___ Given data ___

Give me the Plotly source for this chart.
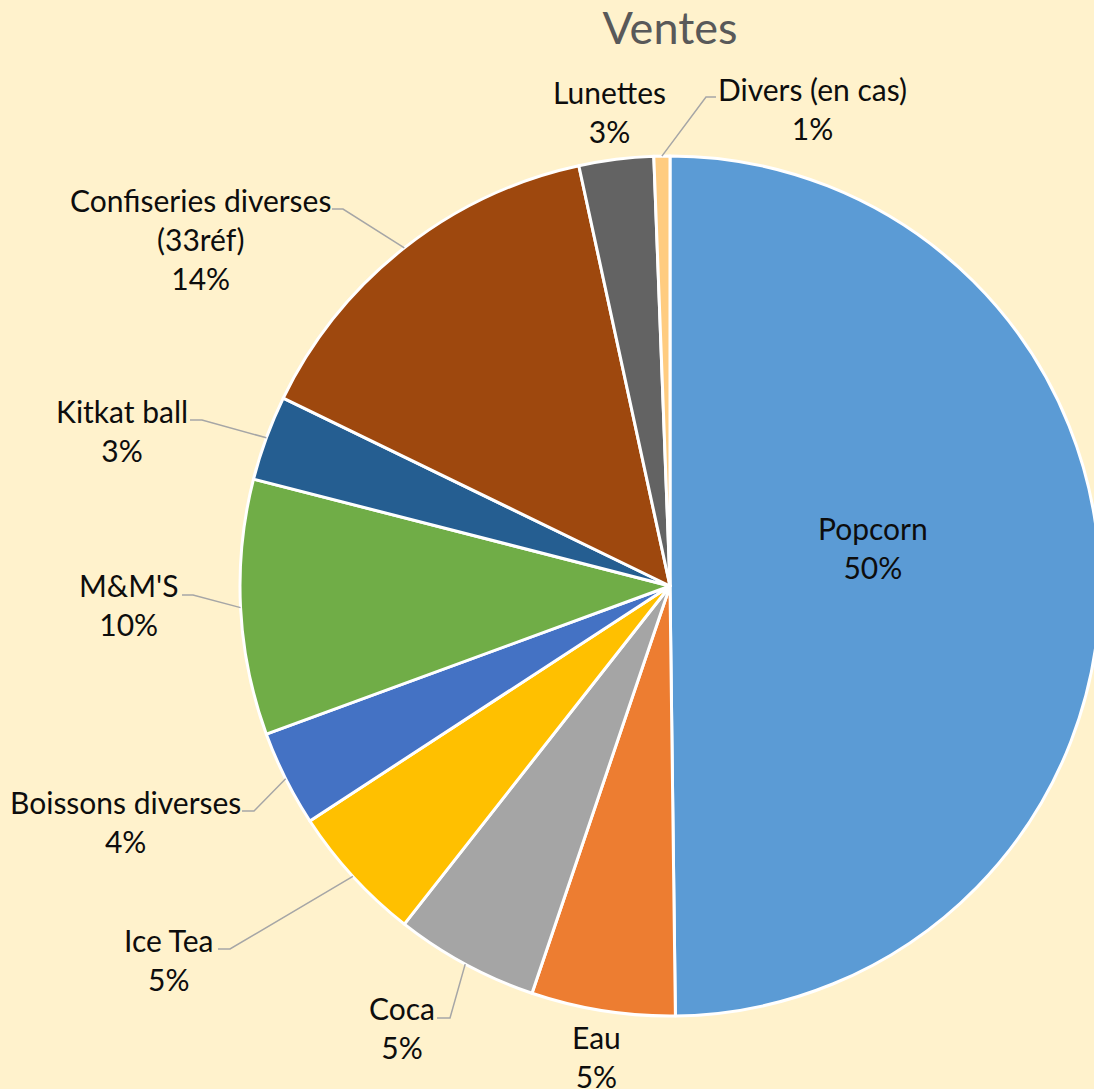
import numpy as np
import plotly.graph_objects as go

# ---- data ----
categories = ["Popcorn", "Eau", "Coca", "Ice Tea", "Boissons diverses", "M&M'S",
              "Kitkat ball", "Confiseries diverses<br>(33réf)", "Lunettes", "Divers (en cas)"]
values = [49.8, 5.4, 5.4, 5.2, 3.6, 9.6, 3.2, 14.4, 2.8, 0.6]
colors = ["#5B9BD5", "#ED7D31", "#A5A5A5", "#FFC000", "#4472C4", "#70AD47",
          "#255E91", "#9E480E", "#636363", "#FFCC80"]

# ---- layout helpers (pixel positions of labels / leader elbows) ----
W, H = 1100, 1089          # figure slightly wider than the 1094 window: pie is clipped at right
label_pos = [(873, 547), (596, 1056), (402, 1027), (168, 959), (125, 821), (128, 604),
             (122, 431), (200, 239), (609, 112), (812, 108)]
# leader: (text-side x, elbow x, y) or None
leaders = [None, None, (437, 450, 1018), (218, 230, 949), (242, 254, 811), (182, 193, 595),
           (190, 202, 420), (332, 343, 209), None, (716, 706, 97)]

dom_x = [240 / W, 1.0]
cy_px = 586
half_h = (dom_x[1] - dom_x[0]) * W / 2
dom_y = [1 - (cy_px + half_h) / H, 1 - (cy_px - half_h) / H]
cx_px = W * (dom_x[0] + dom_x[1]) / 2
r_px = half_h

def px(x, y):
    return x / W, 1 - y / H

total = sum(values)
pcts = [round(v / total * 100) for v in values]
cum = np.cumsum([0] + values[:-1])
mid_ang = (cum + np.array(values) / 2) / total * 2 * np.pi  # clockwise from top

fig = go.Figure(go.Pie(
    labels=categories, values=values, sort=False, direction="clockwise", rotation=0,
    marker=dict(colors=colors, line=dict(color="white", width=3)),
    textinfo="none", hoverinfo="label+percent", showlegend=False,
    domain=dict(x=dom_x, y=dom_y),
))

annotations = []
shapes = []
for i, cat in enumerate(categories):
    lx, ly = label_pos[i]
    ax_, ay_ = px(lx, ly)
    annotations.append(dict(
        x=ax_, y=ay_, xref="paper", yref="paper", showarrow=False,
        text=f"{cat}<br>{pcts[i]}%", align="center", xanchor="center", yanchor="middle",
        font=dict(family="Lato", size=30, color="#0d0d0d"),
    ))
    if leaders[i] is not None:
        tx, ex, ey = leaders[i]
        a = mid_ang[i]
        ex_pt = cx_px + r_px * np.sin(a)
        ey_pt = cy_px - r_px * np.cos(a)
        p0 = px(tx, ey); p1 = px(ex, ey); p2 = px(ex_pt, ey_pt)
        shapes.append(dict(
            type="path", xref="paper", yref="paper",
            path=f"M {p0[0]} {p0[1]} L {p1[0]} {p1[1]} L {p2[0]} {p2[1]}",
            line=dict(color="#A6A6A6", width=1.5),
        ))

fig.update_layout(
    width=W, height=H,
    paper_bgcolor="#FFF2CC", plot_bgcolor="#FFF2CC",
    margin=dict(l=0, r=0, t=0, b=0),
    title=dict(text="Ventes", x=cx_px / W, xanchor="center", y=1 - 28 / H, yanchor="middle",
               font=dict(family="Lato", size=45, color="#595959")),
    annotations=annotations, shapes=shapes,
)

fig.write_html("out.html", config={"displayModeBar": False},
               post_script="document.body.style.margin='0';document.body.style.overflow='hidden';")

___

■ What you will do ■
Repeat the listing above from its first line through the line that contains "return x / W, 1 - y / H", both included, and nothing more. Drop the pictures.

■ The answer ■
Give me the Plotly source for this chart.
import numpy as np
import plotly.graph_objects as go

# ---- data ----
categories = ["Popcorn", "Eau", "Coca", "Ice Tea", "Boissons diverses", "M&M'S",
              "Kitkat ball", "Confiseries diverses<br>(33réf)", "Lunettes", "Divers (en cas)"]
values = [49.8, 5.4, 5.4, 5.2, 3.6, 9.6, 3.2, 14.4, 2.8, 0.6]
colors = ["#5B9BD5", "#ED7D31", "#A5A5A5", "#FFC000", "#4472C4", "#70AD47",
          "#255E91", "#9E480E", "#636363", "#FFCC80"]

# ---- layout helpers (pixel positions of labels / leader elbows) ----
W, H = 1100, 1089          # figure slightly wider than the 1094 window: pie is clipped at right
label_pos = [(873, 547), (596, 1056), (402, 1027), (168, 959), (125, 821), (128, 604),
             (122, 431), (200, 239), (609, 112), (812, 108)]
# leader: (text-side x, elbow x, y) or None
leaders = [None, None, (437, 450, 1018), (218, 230, 949), (242, 254, 811), (182, 193, 595),
           (190, 202, 420), (332, 343, 209), None, (716, 706, 97)]

dom_x = [240 / W, 1.0]
cy_px = 586
half_h = (dom_x[1] - dom_x[0]) * W / 2
dom_y = [1 - (cy_px + half_h) / H, 1 - (cy_px - half_h) / H]
cx_px = W * (dom_x[0] + dom_x[1]) / 2
r_px = half_h

def px(x, y):
    return x / W, 1 - y / H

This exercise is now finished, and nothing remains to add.